Sadly I missed an opportunity to see Vonnegut several years ago when he read at LA's Armand Hammer museum. I normally try to see the people I consider the cultural heavyweights of my own time. I felt that Vonnegut's passing might be soon in coming, due to his age, and there was an incident several years ago, when his house caught fire, which I thought might have been his last call. I'm glad he lived long enough to get a few more jabs in at deserving targets, but I hope that the above quote was not representative of how he felt at the end. I suspect that it was not his final verdict on humanity, even if the pessimism towards the US culture, state of education and political system was genuine. People like Vonnegut are part of why I can accept the unwieldy American identity as my own, because in the end, all such arbitrary identities become irrelevant and the only thing that bonds people together is their ability to comprehend one another. For every unreasonable, ignorant, fearful, greedy, or weak force in the world, and for the mindless collectivism feeding around those forces, let their be a Vonnegut who can gently or scaldingly, with humor or frustration, provide a counterweight of independent thought to inspire people to question any seemingly obvious logic.

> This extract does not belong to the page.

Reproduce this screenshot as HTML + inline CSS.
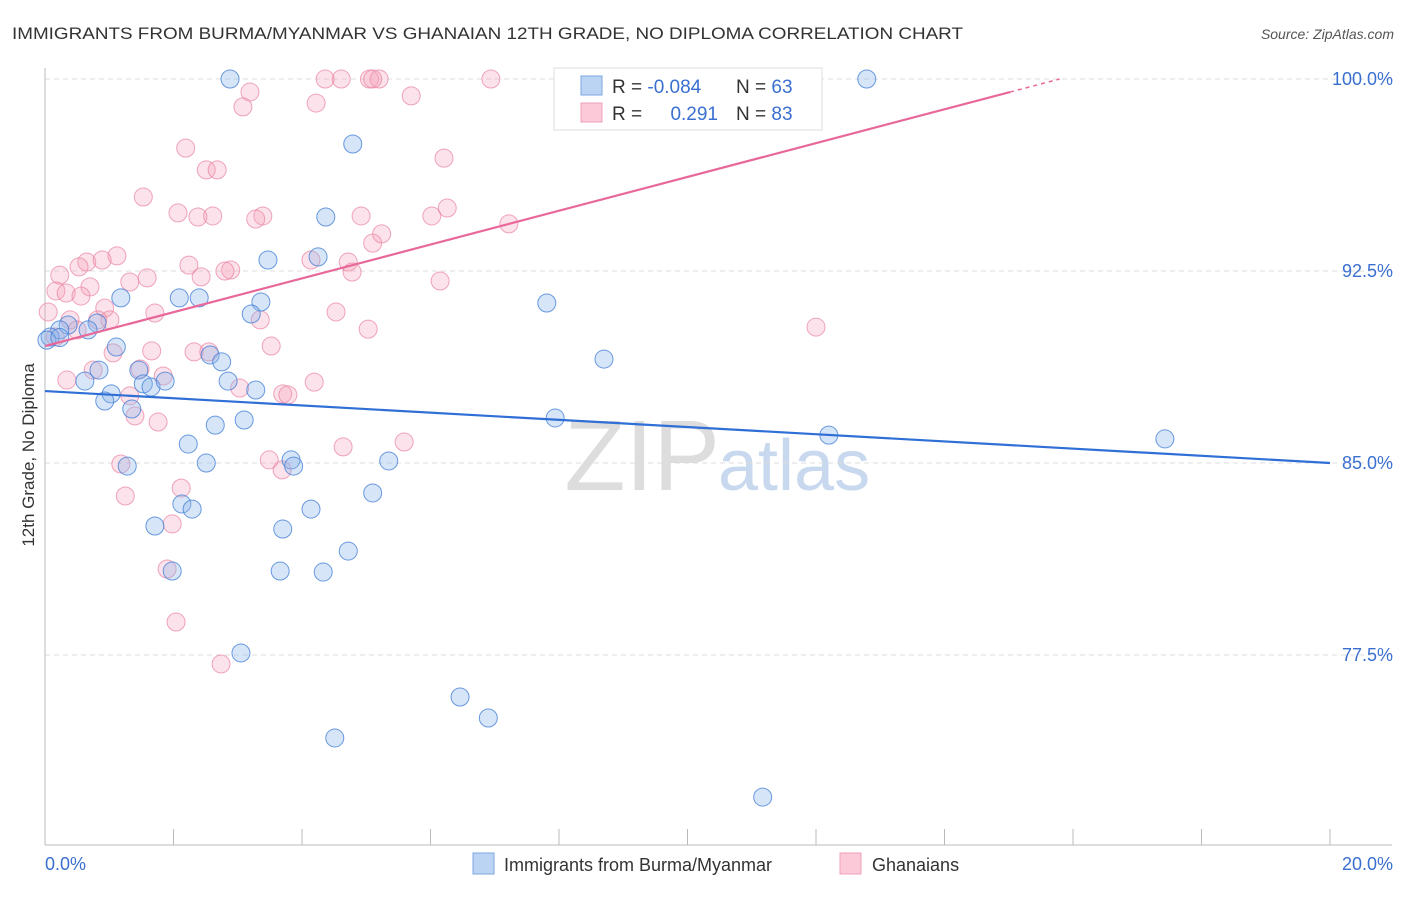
<!DOCTYPE html>
<html><head><meta charset="utf-8"><style>
body{margin:0;background:#fff;font-family:"Liberation Sans",sans-serif;}
svg text{font-family:"Liberation Sans",sans-serif;}
</style></head><body>
<svg id="chart" width="1406" height="892" xmlns="http://www.w3.org/2000/svg">
<text x="12" y="39" font-size="17" fill="#333" textLength="951" lengthAdjust="spacingAndGlyphs">IMMIGRANTS FROM BURMA/MYANMAR VS GHANAIAN 12TH GRADE, NO DIPLOMA CORRELATION CHART</text>
<text x="1394" y="39" font-size="14" fill="#555" font-style="italic" text-anchor="end">Source: ZipAtlas.com</text>
<text x="720" y="490" font-size="100" fill="#ddd" font-family="Liberation Serif" text-anchor="end">ZIP</text>
<text x="718" y="490" font-size="72" fill="#c8d8ee">atlas</text>
<g id="grid"></g>
<g id="axes"></g>
<g id="pts"></g>
<g id="lines"></g>
<text transform="translate(34,455) rotate(-90)" font-size="17" fill="#333" text-anchor="middle">12th Grade, No Diploma</text>
<g>
<rect x="554" y="68" width="268" height="62" fill="#fff" stroke="#ddd"/>
<rect x="581" y="76" width="21" height="19" fill="#bcd4f4" stroke="#7ea6e0"/>
<rect x="581" y="103" width="21" height="19" fill="#fbc9d8" stroke="#f0a0b8"/>
<text x="612" y="93" font-size="19" fill="#333">R = <tspan fill="#3a6fd0">-0.084</tspan></text>
<text x="736" y="93" font-size="19" fill="#333">N = <tspan fill="#3a6fd0">63</tspan></text>
<text x="612" y="120" font-size="19" fill="#333">R = </text>
<text x="718" y="120" font-size="19" fill="#3a6fd0" text-anchor="end">0.291</text>
<text x="736" y="120" font-size="19" fill="#333">N = <tspan fill="#3a6fd0">83</tspan></text>
</g>
<g>
<rect x="473" y="853" width="21" height="21" fill="#bcd4f4" stroke="#7ea6e0"/>
<text x="504" y="871" font-size="18" fill="#333">Immigrants from Burma/Myanmar</text>
<rect x="840" y="853" width="21" height="21" fill="#fbc9d8" stroke="#f0a0b8"/>
<text x="872" y="871" font-size="18" fill="#333">Ghanaians</text>
</g>
</svg>
<script>
const yTicks=[100,92.5,85,77.5];
const yTickLabels=["100.0%","92.5%","85.0%","77.5%"];
const xTickLabels=["0.0%","20.0%"];
const blueX=[2.88,12.79,4.79,4.37,3.47,4.25,7.81,1.18,2.09,2.40,3.36,3.21,0.36,0.81,0.23,0.67,0.08,1.11,8.70,2.57,2.75,1.46,0.84,2.85,0.62,1.53,1.65,1.87,1.03,3.28,0.93,1.35,3.10,2.65,7.94,12.20,17.43,2.23,1.28,2.51,3.83,3.87,5.35,5.10,2.13,2.29,4.14,1.71,3.70,4.72,3.66,1.98,4.33,3.05,6.46,6.90,4.51,11.17,0.03,0.23];
const blueY=[100,100,97.46,94.61,92.93,93.05,91.25,91.45,91.45,91.45,91.29,90.82,90.39,90.47,90.20,90.20,89.92,89.53,89.06,89.22,88.95,88.63,88.63,88.20,88.20,88.09,87.97,88.20,87.70,87.85,87.42,87.11,86.68,86.48,86.76,86.09,85.94,85.74,84.88,85.00,85.12,84.88,85.08,83.83,83.40,83.20,83.20,82.54,82.42,81.56,80.78,80.78,80.74,77.58,75.86,75.04,74.26,71.95,89.8,89.9];
const pinkX=[4.36,4.61,5.05,5.20,6.94,5.10,3.19,3.08,4.22,5.70,2.19,6.21,2.51,2.68,1.53,2.07,2.38,2.61,3.39,4.92,3.28,6.26,6.02,7.22,5.10,5.24,0.23,0.65,0.89,1.12,0.53,2.24,1.59,2.43,2.89,2.80,4.14,4.72,4.78,6.15,0.17,0.33,0.70,0.56,0.93,1.32,4.53,1.71,1.01,0.39,0.82,3.35,12.0,5.03,0.50,3.52,1.66,2.32,2.55,1.06,0.75,1.48,1.84,0.34,4.19,3.70,3.78,3.03,1.32,1.40,1.76,5.59,4.64,1.18,3.49,3.69,1.25,2.12,1.98,1.90,2.04,2.74,0.05,0.16];
const pinkY=[100,100,100,100,100,100,99.49,98.91,99.06,99.34,97.30,96.91,96.45,96.45,95.39,94.77,94.61,94.65,94.65,94.65,94.53,94.96,94.65,94.34,93.59,93.95,92.34,92.85,92.93,93.09,92.66,92.73,92.23,92.27,92.54,92.50,92.93,92.85,92.46,92.11,91.72,91.64,91.88,91.52,91.05,92.07,90.90,90.86,90.59,90.59,90.59,90.59,90.31,90.23,90.20,89.57,89.38,89.34,89.34,89.30,88.63,88.67,88.40,88.24,88.16,87.70,87.66,87.93,87.62,86.84,86.60,85.82,85.63,84.96,85.12,84.73,83.71,84.02,82.62,80.86,78.79,77.15,90.9,89.92];
const blueTrend=[87.81,85.0];
const pinkTrend=[89.57,99.49,15.02];
const X0=45,X1=1330,Y100=79,PX=25.6;
const sx=v=>X0+(v/20)*(X1-X0);
const sy=v=>Y100+(100-v)*PX;
const NS="http://www.w3.org/2000/svg";
function mk(tag,attrs,parent){const e=document.createElementNS(NS,tag);for(const k in attrs)e.setAttribute(k,attrs[k]);parent.appendChild(e);return e;}
const grid=document.getElementById('grid'),axes=document.getElementById('axes'),pts=document.getElementById('pts'),lines=document.getElementById('lines');
yTicks.forEach((t,i)=>{
 const l=mk('line',{x1:X0,x2:1392,y1:sy(t),y2:sy(t),stroke:'#ddd','stroke-dasharray':'5,4'},grid);
 
 
 const tx=mk('text',{x:1393,y:sy(t)+6,'font-size':18,fill:'#3a6fd0','text-anchor':'end'},axes);
 tx.textContent=yTickLabels[i];
 
 
});
const ax=mk('line',{x1:X0,x2:X0,y1:68,y2:845,stroke:'#bbb'},axes);


const bx=mk('line',{x1:X0,x2:1392,y1:845,y2:845,stroke:'#bbb'},axes);


for(let i=0;i<=10;i++){
 const t=mk('line',{x1:sx(i*2),x2:sx(i*2),y1:829,y2:845,stroke:'#bbb'},axes);
 
 
}
[[0,'start',45],[20,'end',1393]].forEach((d,i)=>{
 const tx=mk('text',{x:d[2],y:870,'font-size':18,fill:'#3a6fd0','text-anchor':d[1]},axes);
 tx.textContent=xTickLabels[i];
 
 
});
pinkX.forEach((v,i)=>{
 const c=mk('circle',{cx:sx(v),cy:sy(pinkY[i]),r:9,fill:'rgba(245,160,185,0.3)',stroke:'rgba(232,130,160,0.7)','stroke-width':1},pts);
 
 
});
blueX.forEach((v,i)=>{
 const c=mk('circle',{cx:sx(v),cy:sy(blueY[i]),r:9,fill:'rgba(140,180,235,0.35)',stroke:'rgba(70,130,215,0.8)','stroke-width':1},pts);
 
 
});
const bl=mk('line',{x1:sx(0),y1:sy(blueTrend[0]),x2:sx(20),y2:sy(blueTrend[1]),stroke:'#2f6fd6','stroke-width':2.2},lines);


const slope=(pinkTrend[1]-pinkTrend[0])/pinkTrend[2];
const pl=mk('line',{x1:sx(0),y1:sy(pinkTrend[0]),x2:sx(pinkTrend[2]),y2:sy(pinkTrend[1]),stroke:'#e8689a','stroke-width':2.2},lines);


const xe=pinkTrend[2]+(100-pinkTrend[1])/slope;
const pd=mk('line',{x1:sx(pinkTrend[2]),y1:sy(pinkTrend[1]),x2:sx(xe),y2:sy(100),stroke:'#e8689a','stroke-width':1.5,'stroke-dasharray':'4,4'},lines);


</script>
</body></html>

I wonder whether in this post-modern era, in which people seem to be unable to create anything that is not a direct reference to some pre-existing idea, when we will produce another like Vonnegut. Is such a person already at work and I am just unaware of it, or has our culture become so stagnant? He was that old grandfather, but for all of us who grew up at his knee, has no one yet stepped forward to resume in his place? Will we create another Vonnegut who is not merely "another Vonnegut," self-consciously referencing his predecessor's style and voice? How will our generation write our own stories and histories, how are we reacting to our own times? We do not have the grand historical furnaces of the Great Depression, or a Great War in which to fire our collective generational identity, but are the significant events of our own histories simply not registering on a generational scale the way they did in the 30s and 40s? Are we not at war now? Are we not in economic decline? Are the events of our lives grand enough to call attention to themselves, or must we continue to have the volume turned up with each succeeding generation? Can the events in our time compress each of our loose carbon bodies into critical diamond minds? Do we not love? Do we not die? Can our generation not also be great if we choose to be? Will we grasp the materials at hand, the events which unfold like historical threads around us, and make it so?
There is one last quote, again from an article that was collected in "Man Without A Country:"
"The Army kept me on because I could type, so I was typing other people's discharges and stuff. And my feeling was, 'Please, I've done everything I was supposed to do. Can I go home now?' That's what I feel right now. I've written books. Lots of them. Please, I've done everything I'm supposed to do. Can I go home now?"